▶ [Supplied information]
----

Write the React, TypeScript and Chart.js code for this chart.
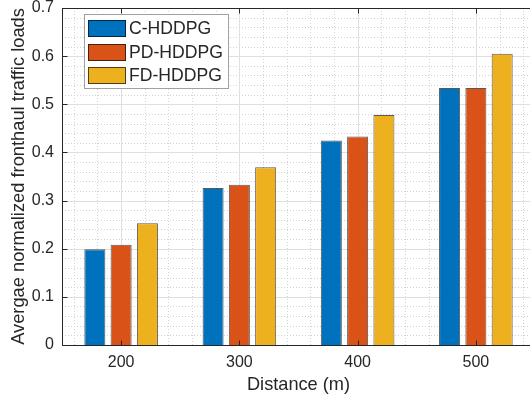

----

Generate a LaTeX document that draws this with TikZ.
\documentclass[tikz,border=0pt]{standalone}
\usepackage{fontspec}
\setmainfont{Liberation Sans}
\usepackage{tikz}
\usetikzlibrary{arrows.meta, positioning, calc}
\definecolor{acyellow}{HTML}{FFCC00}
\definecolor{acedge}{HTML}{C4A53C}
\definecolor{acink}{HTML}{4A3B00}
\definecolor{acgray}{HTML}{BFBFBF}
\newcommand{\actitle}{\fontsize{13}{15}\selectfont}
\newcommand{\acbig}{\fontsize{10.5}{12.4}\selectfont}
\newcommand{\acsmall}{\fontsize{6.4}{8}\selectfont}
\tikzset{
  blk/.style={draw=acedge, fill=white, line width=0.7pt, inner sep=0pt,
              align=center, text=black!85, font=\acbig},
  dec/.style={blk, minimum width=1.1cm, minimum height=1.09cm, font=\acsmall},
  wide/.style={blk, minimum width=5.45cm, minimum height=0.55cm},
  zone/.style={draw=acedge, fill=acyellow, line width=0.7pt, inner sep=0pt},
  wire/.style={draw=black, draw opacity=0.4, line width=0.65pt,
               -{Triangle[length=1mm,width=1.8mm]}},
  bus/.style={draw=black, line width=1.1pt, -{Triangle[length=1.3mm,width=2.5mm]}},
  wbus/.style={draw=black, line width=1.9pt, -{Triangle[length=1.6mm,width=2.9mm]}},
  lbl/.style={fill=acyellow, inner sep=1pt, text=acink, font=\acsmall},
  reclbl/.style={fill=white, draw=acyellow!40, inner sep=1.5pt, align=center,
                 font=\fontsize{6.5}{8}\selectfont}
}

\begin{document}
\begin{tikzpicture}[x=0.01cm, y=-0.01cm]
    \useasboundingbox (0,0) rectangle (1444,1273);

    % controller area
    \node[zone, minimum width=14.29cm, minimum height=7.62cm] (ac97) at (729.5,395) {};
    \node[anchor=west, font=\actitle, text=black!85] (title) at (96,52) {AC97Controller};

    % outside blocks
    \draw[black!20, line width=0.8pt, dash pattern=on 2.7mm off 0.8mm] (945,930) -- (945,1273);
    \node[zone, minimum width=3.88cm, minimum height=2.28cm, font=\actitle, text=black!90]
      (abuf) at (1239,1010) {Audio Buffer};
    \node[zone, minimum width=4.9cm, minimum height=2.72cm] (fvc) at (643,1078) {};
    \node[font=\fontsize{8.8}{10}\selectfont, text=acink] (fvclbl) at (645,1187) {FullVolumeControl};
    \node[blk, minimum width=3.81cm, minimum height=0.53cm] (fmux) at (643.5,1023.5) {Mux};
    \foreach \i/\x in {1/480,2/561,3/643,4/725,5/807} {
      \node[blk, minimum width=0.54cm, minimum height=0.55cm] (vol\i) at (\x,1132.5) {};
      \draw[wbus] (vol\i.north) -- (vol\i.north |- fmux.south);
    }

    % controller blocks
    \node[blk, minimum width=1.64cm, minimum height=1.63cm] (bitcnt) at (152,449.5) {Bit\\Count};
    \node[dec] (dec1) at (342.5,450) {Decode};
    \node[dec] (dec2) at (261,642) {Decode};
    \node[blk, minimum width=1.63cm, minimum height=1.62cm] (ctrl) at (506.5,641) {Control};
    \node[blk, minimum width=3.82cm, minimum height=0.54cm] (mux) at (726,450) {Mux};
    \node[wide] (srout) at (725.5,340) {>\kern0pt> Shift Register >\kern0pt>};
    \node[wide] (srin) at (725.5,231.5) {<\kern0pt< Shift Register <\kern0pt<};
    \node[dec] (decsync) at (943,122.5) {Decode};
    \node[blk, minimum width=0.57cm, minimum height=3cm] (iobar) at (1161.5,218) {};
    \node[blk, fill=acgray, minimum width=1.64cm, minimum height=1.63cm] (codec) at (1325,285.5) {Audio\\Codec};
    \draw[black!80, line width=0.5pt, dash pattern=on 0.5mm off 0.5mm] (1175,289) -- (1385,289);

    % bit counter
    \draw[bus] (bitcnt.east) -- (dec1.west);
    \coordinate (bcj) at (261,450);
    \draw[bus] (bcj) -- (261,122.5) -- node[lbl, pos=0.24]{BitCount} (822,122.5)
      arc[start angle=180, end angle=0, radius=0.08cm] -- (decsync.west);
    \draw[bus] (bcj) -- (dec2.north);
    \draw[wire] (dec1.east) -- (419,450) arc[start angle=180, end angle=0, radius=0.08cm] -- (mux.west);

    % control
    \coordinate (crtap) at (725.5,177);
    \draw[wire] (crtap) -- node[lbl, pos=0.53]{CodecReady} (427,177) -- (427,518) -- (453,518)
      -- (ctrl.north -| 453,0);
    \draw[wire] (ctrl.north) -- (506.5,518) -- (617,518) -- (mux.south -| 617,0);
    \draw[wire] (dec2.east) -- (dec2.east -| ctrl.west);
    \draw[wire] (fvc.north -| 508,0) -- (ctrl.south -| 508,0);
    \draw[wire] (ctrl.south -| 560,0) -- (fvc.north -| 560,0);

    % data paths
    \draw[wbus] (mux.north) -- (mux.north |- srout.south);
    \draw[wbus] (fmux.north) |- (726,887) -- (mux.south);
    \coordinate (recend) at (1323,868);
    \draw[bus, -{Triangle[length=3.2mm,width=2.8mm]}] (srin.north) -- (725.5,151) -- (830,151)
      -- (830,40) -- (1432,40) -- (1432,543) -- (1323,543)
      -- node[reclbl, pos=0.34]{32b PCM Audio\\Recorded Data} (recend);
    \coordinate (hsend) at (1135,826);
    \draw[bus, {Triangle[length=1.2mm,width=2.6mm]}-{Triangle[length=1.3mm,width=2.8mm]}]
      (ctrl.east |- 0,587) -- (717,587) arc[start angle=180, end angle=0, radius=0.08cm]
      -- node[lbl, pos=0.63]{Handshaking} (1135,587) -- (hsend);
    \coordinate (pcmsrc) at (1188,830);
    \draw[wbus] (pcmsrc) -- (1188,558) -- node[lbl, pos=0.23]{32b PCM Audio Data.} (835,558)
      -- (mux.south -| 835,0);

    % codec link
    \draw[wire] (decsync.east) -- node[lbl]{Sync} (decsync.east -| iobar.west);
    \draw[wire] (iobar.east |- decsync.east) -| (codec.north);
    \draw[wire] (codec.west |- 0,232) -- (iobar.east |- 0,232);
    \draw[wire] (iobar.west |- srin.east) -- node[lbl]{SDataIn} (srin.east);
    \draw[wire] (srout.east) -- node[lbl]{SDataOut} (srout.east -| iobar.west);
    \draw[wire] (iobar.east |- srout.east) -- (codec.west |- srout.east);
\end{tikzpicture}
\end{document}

----

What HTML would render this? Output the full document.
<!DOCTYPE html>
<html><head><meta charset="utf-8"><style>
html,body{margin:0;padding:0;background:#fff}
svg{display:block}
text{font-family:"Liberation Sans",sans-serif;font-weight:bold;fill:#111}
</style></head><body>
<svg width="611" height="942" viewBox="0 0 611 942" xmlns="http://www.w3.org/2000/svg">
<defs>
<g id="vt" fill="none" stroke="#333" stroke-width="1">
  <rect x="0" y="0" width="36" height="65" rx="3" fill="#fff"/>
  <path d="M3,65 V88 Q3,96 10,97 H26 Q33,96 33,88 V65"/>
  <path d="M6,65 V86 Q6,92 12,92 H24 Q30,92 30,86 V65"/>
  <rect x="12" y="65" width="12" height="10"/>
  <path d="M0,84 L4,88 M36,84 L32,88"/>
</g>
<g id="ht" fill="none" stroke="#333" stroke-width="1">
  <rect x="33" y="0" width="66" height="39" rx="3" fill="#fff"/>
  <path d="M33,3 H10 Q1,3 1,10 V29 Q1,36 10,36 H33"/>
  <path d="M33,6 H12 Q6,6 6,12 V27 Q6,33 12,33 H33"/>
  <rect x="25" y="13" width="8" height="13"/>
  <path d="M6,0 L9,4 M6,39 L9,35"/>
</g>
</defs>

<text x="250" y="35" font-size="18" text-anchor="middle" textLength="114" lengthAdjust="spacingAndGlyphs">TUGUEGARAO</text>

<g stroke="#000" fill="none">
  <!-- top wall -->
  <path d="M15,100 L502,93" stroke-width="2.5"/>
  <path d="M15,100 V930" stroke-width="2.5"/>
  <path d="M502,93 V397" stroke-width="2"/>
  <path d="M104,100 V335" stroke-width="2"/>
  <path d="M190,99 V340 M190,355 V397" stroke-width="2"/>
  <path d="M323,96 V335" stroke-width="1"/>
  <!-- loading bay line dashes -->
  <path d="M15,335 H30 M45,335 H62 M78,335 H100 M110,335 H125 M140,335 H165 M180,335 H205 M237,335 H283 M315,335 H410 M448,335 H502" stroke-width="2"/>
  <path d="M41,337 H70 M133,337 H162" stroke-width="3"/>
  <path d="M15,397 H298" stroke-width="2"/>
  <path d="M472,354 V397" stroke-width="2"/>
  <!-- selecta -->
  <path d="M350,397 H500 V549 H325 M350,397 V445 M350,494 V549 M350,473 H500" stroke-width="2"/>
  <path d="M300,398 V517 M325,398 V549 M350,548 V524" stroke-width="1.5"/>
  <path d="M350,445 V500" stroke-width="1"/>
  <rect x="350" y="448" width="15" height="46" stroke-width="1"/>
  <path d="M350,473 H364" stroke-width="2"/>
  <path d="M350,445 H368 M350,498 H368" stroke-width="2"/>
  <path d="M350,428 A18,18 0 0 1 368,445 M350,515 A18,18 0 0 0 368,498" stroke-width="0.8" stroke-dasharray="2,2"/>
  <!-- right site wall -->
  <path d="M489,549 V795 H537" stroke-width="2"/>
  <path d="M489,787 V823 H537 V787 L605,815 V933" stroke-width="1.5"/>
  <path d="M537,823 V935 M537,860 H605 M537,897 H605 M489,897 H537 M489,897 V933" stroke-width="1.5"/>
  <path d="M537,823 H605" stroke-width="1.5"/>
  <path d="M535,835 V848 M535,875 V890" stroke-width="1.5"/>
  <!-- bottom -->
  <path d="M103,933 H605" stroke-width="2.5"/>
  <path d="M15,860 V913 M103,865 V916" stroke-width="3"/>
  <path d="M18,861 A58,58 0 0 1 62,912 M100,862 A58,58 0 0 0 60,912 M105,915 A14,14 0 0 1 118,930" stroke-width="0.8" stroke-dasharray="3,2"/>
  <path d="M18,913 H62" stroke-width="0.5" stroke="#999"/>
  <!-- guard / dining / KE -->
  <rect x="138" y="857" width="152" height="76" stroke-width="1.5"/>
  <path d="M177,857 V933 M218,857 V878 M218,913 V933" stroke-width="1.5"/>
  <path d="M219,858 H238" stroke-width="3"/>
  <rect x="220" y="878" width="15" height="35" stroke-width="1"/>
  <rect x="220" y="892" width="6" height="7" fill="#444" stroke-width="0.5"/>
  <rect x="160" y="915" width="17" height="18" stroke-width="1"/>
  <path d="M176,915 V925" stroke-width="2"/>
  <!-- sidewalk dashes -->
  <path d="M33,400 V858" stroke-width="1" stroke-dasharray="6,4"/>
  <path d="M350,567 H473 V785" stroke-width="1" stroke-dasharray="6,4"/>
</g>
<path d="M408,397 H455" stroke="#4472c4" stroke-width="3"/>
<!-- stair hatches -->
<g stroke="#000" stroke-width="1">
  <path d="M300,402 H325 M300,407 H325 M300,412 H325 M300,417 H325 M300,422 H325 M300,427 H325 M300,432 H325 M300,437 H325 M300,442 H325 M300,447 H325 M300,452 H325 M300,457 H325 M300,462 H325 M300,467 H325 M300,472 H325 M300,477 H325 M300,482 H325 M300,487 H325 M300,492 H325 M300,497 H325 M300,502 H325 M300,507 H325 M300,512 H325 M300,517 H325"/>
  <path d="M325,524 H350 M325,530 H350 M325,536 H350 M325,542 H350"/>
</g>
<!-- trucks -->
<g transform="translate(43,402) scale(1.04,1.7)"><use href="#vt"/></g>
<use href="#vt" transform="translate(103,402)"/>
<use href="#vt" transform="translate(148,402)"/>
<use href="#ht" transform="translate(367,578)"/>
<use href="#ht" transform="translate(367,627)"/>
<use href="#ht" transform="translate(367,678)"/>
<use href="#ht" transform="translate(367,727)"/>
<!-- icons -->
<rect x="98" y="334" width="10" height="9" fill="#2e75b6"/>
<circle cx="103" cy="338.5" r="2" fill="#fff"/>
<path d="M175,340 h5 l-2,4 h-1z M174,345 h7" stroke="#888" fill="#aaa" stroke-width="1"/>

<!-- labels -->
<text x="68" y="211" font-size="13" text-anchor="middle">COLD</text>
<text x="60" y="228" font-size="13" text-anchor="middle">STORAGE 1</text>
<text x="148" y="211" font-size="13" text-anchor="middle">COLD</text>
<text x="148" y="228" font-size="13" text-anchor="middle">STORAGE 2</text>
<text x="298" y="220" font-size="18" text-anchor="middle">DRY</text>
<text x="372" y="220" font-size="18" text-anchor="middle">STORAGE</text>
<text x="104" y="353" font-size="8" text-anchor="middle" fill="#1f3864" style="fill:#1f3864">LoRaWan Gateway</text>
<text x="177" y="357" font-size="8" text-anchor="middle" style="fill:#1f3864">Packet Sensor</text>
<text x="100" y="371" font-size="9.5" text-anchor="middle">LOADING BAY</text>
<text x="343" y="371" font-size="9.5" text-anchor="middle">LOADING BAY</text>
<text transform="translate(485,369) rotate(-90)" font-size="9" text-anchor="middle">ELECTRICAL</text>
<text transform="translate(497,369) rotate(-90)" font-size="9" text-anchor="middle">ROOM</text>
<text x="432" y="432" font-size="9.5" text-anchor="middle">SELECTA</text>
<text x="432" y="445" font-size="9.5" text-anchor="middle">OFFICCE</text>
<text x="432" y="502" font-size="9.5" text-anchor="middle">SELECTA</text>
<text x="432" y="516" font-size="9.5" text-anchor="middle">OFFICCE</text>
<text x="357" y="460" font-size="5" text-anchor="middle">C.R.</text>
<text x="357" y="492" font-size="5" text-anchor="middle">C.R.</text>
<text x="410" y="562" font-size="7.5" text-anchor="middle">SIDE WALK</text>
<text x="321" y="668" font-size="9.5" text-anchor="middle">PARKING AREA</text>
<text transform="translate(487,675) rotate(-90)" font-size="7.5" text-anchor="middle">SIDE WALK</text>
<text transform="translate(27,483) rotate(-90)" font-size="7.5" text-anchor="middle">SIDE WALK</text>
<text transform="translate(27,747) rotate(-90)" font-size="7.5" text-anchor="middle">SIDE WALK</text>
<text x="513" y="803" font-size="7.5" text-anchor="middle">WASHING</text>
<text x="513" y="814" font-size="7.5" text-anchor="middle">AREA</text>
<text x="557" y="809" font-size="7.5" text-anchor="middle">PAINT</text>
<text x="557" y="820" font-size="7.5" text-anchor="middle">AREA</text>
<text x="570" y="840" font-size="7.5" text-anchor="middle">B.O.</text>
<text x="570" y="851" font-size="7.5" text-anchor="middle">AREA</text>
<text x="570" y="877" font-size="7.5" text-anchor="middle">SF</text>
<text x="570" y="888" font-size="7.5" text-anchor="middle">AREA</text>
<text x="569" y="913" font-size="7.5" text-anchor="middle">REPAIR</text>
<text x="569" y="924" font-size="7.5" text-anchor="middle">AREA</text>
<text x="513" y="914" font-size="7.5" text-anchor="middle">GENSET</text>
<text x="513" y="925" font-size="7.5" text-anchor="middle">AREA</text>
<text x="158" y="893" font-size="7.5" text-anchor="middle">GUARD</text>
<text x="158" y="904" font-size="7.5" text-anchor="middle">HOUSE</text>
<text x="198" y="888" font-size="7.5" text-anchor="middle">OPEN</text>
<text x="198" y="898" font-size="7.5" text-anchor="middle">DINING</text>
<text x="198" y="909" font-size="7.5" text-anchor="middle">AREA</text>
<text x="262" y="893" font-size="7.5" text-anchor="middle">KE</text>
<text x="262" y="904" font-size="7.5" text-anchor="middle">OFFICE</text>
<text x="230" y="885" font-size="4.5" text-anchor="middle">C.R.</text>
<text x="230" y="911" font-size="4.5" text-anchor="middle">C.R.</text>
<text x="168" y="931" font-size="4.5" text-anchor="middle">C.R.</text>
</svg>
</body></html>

----

▶ [Task goal] Reproduce verbatim only the segment of the listing bounded by the line containing "Generate a LaTeX" and the line containing "(0,0) rectangle (1444,1273);", with both boundary lines included.

▶ [Solved problem]
Generate a LaTeX document that draws this with TikZ.
\documentclass[tikz,border=0pt]{standalone}
\usepackage{fontspec}
\setmainfont{Liberation Sans}
\usepackage{tikz}
\usetikzlibrary{arrows.meta, positioning, calc}
\definecolor{acyellow}{HTML}{FFCC00}
\definecolor{acedge}{HTML}{C4A53C}
\definecolor{acink}{HTML}{4A3B00}
\definecolor{acgray}{HTML}{BFBFBF}
\newcommand{\actitle}{\fontsize{13}{15}\selectfont}
\newcommand{\acbig}{\fontsize{10.5}{12.4}\selectfont}
\newcommand{\acsmall}{\fontsize{6.4}{8}\selectfont}
\tikzset{
  blk/.style={draw=acedge, fill=white, line width=0.7pt, inner sep=0pt,
              align=center, text=black!85, font=\acbig},
  dec/.style={blk, minimum width=1.1cm, minimum height=1.09cm, font=\acsmall},
  wide/.style={blk, minimum width=5.45cm, minimum height=0.55cm},
  zone/.style={draw=acedge, fill=acyellow, line width=0.7pt, inner sep=0pt},
  wire/.style={draw=black, draw opacity=0.4, line width=0.65pt,
               -{Triangle[length=1mm,width=1.8mm]}},
  bus/.style={draw=black, line width=1.1pt, -{Triangle[length=1.3mm,width=2.5mm]}},
  wbus/.style={draw=black, line width=1.9pt, -{Triangle[length=1.6mm,width=2.9mm]}},
  lbl/.style={fill=acyellow, inner sep=1pt, text=acink, font=\acsmall},
  reclbl/.style={fill=white, draw=acyellow!40, inner sep=1.5pt, align=center,
                 font=\fontsize{6.5}{8}\selectfont}
}

\begin{document}
\begin{tikzpicture}[x=0.01cm, y=-0.01cm]
    \useasboundingbox (0,0) rectangle (1444,1273);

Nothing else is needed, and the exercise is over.